Lebih jauh, melalui Pasal 74 Ayat (1) juga menyebutkan bahwa pemberian IUPK harus memperhatikan kepentingan daerah.
Kedua, Melky mengatakan, pengelolaan tambang bukan tugas dan tujuan utama dari pendirian ormas keagamaan.
Melalui judicial review ini, Melky mengeklaim, Tim Advokasi Tolak Tambang sedang melindungi ormas keagamaan agar tidak terlibat dalam industri pertambangan yang acapkali disebut rentan dengan konflik sosial, koruptif, dan melanggar hak asasi manusia.
“Dalil bahwa ini untuk membantu ekonomi umat, juga jelas menyesatkan. Pilihan ekonomi tambang jelas tidak berkelanjutan, justru dengan mudah memangsa basis produksi utama warga, terutama terkait ruang pangan dan air,” ujarnya.

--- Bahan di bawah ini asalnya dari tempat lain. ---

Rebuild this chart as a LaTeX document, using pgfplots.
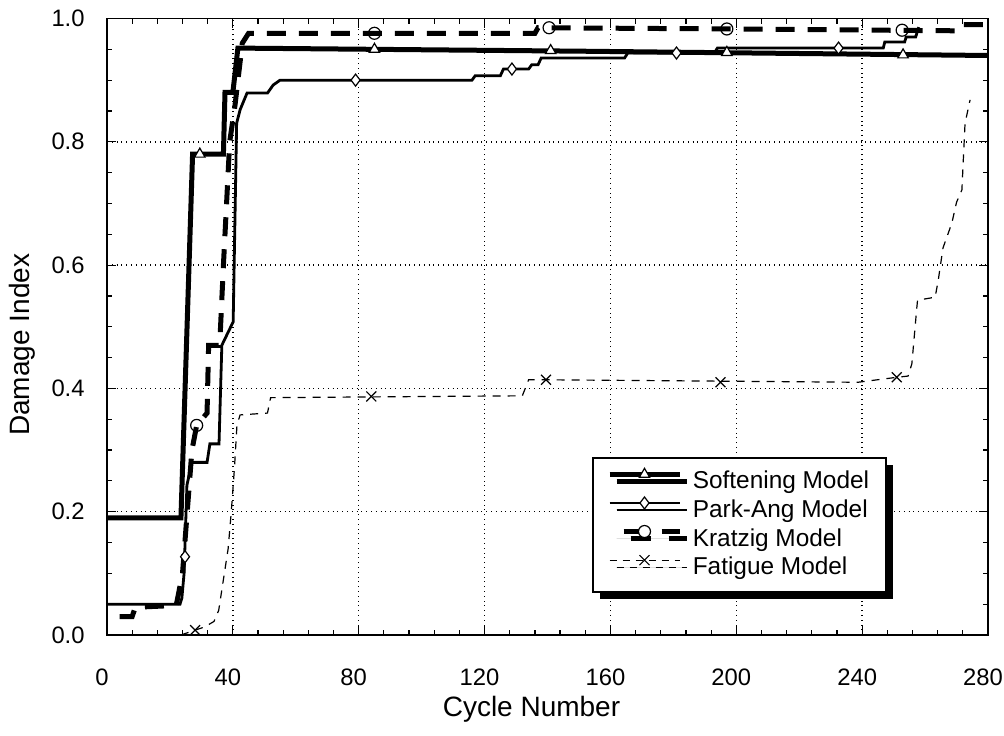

Sebelumnya, Jatam juga melaporkan kualitas 3 sungai yang berada di tengah kawasan industri PT Indonesia Weda Bay Industrial Park (IWIP) —Sungai Wosia, Sungai Ake Doma, dan Sungai Kobe — memiliki kandungan nikel total dan tersuspensi total (TSS) yang melampaui peraturan.
Selain itu, Jatam melaporkan IWIP mengekstraksi air lebih banyak daripada yang digunakan oleh penduduk Halmahera Tengah, dengan mengambil 27.000 m3/hari dari Sungai Sagea, Sungai Kobe, Sungai Sake dan Sungai Wosia.
Ketiga, Jatam mengatakan tengah melindungi ormas keagamaan agar terhindar dari konflik kepentingan melalui judicial review.
“Mengingat upaya paksa mengelola tambang bisa memicu konflik antar warga vs negara, korporasi, dan ormas keagamaan. Warga yang berada di posisi korban sebagian besar di antaranya adalah anggota dari ormas keagamaan yang akan mengelola tambang itu,” ujarnya.
Keempat, judicial review juga menjadi langkah untuk memastikan ormas keagamaan agar terhindar dari transaksi politik untuk kepentingan diri dan kelompok.
“Kelima, judicial review ini juga sebagai upaya untuk memastikan ormas keagamaan agar tidak kehilangan moral, memastikan ormas dengan kekuatan politik yang besar tetap menjadi benteng terpenting dalam mengontrol negara, agar berjalan sebagaimana mestinya,” ujarnya.